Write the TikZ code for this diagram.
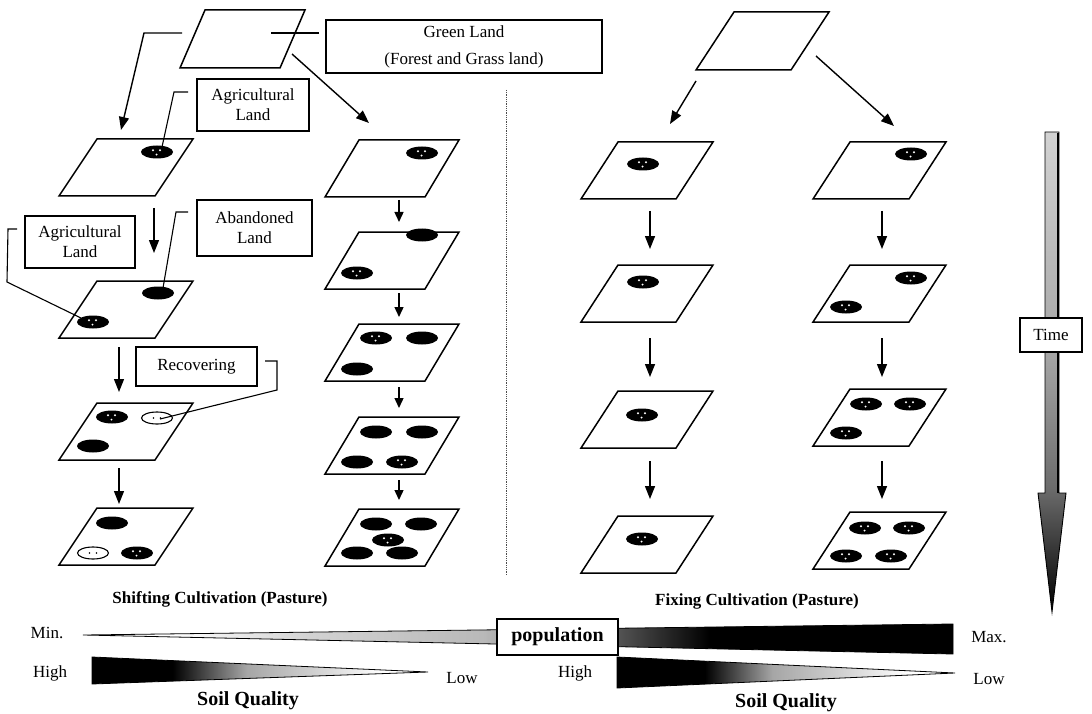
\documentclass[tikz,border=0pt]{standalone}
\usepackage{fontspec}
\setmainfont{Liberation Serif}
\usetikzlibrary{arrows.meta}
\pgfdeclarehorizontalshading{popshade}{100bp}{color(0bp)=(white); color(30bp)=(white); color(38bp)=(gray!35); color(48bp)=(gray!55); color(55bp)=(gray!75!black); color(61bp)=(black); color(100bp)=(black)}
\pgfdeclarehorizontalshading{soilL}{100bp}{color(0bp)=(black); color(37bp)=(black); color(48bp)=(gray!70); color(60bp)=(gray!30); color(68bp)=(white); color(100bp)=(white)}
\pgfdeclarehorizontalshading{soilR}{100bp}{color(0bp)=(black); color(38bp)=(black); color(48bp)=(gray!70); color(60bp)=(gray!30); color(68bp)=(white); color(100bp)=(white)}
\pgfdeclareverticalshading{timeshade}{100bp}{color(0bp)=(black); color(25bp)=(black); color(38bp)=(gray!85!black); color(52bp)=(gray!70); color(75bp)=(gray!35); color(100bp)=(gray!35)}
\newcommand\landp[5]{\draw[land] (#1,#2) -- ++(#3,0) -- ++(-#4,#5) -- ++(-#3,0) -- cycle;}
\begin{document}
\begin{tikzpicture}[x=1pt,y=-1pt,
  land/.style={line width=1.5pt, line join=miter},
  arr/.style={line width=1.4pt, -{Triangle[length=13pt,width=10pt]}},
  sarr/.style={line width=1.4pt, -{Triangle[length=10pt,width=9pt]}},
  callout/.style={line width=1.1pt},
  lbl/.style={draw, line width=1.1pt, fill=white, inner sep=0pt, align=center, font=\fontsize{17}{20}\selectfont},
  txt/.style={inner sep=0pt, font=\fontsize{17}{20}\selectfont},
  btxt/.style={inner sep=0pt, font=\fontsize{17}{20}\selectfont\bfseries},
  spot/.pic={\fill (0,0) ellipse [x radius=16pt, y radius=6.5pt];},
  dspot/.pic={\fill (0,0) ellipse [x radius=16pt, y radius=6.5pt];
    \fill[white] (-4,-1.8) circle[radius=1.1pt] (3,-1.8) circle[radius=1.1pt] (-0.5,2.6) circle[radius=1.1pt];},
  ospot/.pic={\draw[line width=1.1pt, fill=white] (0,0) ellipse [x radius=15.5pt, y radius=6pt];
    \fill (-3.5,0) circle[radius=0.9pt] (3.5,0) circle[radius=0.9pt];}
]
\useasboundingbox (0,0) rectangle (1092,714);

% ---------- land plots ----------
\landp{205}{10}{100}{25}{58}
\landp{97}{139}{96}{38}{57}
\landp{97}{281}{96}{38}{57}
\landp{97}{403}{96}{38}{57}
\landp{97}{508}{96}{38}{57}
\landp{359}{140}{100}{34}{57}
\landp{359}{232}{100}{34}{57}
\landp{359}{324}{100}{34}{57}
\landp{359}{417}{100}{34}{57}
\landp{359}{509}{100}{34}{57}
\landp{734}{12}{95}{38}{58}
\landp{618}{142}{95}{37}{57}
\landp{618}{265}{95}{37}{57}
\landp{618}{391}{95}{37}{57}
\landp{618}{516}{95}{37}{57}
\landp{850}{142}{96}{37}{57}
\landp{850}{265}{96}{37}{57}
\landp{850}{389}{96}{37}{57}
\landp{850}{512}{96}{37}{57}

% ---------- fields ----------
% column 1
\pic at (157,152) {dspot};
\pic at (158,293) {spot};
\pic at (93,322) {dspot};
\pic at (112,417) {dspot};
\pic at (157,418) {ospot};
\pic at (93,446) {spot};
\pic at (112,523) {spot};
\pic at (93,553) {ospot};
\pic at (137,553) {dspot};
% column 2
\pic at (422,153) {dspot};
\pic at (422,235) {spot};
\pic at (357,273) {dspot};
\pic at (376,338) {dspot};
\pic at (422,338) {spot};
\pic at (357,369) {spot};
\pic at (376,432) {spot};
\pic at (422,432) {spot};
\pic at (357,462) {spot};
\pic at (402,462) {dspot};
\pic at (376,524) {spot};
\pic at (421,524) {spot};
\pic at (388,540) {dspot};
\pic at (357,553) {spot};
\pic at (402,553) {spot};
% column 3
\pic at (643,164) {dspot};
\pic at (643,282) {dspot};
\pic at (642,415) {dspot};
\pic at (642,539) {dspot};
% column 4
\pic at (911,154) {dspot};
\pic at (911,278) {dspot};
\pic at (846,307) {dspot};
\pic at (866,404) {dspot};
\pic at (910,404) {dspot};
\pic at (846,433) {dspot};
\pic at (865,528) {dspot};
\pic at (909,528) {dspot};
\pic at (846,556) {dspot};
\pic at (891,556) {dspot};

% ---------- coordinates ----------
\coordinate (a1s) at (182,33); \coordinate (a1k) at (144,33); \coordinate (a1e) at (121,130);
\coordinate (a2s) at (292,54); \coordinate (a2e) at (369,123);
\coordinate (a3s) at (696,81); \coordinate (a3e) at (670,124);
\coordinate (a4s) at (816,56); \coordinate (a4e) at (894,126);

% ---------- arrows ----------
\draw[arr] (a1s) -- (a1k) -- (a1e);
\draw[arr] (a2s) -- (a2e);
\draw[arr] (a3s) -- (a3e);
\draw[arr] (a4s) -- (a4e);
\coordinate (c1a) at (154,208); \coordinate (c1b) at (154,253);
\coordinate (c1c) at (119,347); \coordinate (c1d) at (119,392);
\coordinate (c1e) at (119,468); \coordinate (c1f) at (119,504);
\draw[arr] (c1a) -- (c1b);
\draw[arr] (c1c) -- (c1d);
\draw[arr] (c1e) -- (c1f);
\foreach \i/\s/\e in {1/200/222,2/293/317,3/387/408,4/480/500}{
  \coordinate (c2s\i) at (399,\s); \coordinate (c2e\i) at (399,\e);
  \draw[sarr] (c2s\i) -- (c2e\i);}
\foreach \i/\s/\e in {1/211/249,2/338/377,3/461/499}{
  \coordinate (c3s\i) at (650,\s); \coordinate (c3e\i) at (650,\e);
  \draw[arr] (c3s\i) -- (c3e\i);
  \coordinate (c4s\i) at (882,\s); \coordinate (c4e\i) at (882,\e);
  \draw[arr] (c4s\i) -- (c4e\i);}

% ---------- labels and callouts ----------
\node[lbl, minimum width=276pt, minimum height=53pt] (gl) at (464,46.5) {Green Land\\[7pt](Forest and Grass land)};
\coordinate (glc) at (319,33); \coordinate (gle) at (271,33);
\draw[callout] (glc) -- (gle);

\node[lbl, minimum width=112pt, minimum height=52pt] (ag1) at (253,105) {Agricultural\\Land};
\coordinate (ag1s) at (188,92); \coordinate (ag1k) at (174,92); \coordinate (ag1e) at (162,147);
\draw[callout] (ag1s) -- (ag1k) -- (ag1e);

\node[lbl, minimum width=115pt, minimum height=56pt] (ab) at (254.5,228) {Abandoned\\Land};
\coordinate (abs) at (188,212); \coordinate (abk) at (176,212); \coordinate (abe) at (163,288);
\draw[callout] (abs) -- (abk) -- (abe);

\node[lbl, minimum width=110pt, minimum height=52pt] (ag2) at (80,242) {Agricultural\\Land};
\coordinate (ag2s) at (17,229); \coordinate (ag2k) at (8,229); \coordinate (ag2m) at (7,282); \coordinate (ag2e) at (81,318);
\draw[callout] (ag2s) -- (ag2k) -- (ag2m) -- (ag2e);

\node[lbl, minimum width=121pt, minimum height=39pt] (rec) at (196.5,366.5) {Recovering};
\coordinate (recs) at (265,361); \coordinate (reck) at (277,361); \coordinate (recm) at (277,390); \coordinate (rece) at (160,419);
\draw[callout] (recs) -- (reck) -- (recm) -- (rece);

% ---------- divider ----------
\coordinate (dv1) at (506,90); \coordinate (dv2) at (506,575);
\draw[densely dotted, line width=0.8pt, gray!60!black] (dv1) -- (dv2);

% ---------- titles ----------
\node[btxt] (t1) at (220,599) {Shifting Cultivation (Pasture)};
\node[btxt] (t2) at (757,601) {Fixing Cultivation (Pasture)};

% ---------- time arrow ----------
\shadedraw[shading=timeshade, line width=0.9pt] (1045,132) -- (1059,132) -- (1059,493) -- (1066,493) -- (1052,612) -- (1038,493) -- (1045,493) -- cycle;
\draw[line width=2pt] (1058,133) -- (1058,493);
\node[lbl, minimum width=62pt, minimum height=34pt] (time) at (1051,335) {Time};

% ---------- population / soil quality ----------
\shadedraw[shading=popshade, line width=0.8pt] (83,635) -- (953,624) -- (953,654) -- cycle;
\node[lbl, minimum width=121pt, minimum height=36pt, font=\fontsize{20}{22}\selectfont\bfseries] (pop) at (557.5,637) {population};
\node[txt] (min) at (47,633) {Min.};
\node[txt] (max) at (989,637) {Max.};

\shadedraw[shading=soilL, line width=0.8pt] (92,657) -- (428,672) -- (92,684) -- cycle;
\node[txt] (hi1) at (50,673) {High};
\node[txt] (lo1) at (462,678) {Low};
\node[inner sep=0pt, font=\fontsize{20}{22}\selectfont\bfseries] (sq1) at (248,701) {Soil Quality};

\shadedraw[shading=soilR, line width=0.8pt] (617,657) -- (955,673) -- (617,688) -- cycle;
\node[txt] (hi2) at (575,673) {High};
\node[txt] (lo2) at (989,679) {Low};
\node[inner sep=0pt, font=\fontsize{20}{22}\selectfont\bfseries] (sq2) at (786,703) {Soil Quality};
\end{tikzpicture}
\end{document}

**WHAT THE EXERCISE ASKS:**
Copy nothing but the lines from the first one in the listing through the line with "(0,0) rectangle (1092,714);", and omit the pictures.

**WORKED SOLUTION:**
Write the TikZ code for this diagram.
\documentclass[tikz,border=0pt]{standalone}
\usepackage{fontspec}
\setmainfont{Liberation Serif}
\usetikzlibrary{arrows.meta}
\pgfdeclarehorizontalshading{popshade}{100bp}{color(0bp)=(white); color(30bp)=(white); color(38bp)=(gray!35); color(48bp)=(gray!55); color(55bp)=(gray!75!black); color(61bp)=(black); color(100bp)=(black)}
\pgfdeclarehorizontalshading{soilL}{100bp}{color(0bp)=(black); color(37bp)=(black); color(48bp)=(gray!70); color(60bp)=(gray!30); color(68bp)=(white); color(100bp)=(white)}
\pgfdeclarehorizontalshading{soilR}{100bp}{color(0bp)=(black); color(38bp)=(black); color(48bp)=(gray!70); color(60bp)=(gray!30); color(68bp)=(white); color(100bp)=(white)}
\pgfdeclareverticalshading{timeshade}{100bp}{color(0bp)=(black); color(25bp)=(black); color(38bp)=(gray!85!black); color(52bp)=(gray!70); color(75bp)=(gray!35); color(100bp)=(gray!35)}
\newcommand\landp[5]{\draw[land] (#1,#2) -- ++(#3,0) -- ++(-#4,#5) -- ++(-#3,0) -- cycle;}
\begin{document}
\begin{tikzpicture}[x=1pt,y=-1pt,
  land/.style={line width=1.5pt, line join=miter},
  arr/.style={line width=1.4pt, -{Triangle[length=13pt,width=10pt]}},
  sarr/.style={line width=1.4pt, -{Triangle[length=10pt,width=9pt]}},
  callout/.style={line width=1.1pt},
  lbl/.style={draw, line width=1.1pt, fill=white, inner sep=0pt, align=center, font=\fontsize{17}{20}\selectfont},
  txt/.style={inner sep=0pt, font=\fontsize{17}{20}\selectfont},
  btxt/.style={inner sep=0pt, font=\fontsize{17}{20}\selectfont\bfseries},
  spot/.pic={\fill (0,0) ellipse [x radius=16pt, y radius=6.5pt];},
  dspot/.pic={\fill (0,0) ellipse [x radius=16pt, y radius=6.5pt];
    \fill[white] (-4,-1.8) circle[radius=1.1pt] (3,-1.8) circle[radius=1.1pt] (-0.5,2.6) circle[radius=1.1pt];},
  ospot/.pic={\draw[line width=1.1pt, fill=white] (0,0) ellipse [x radius=15.5pt, y radius=6pt];
    \fill (-3.5,0) circle[radius=0.9pt] (3.5,0) circle[radius=0.9pt];}
]
\useasboundingbox (0,0) rectangle (1092,714);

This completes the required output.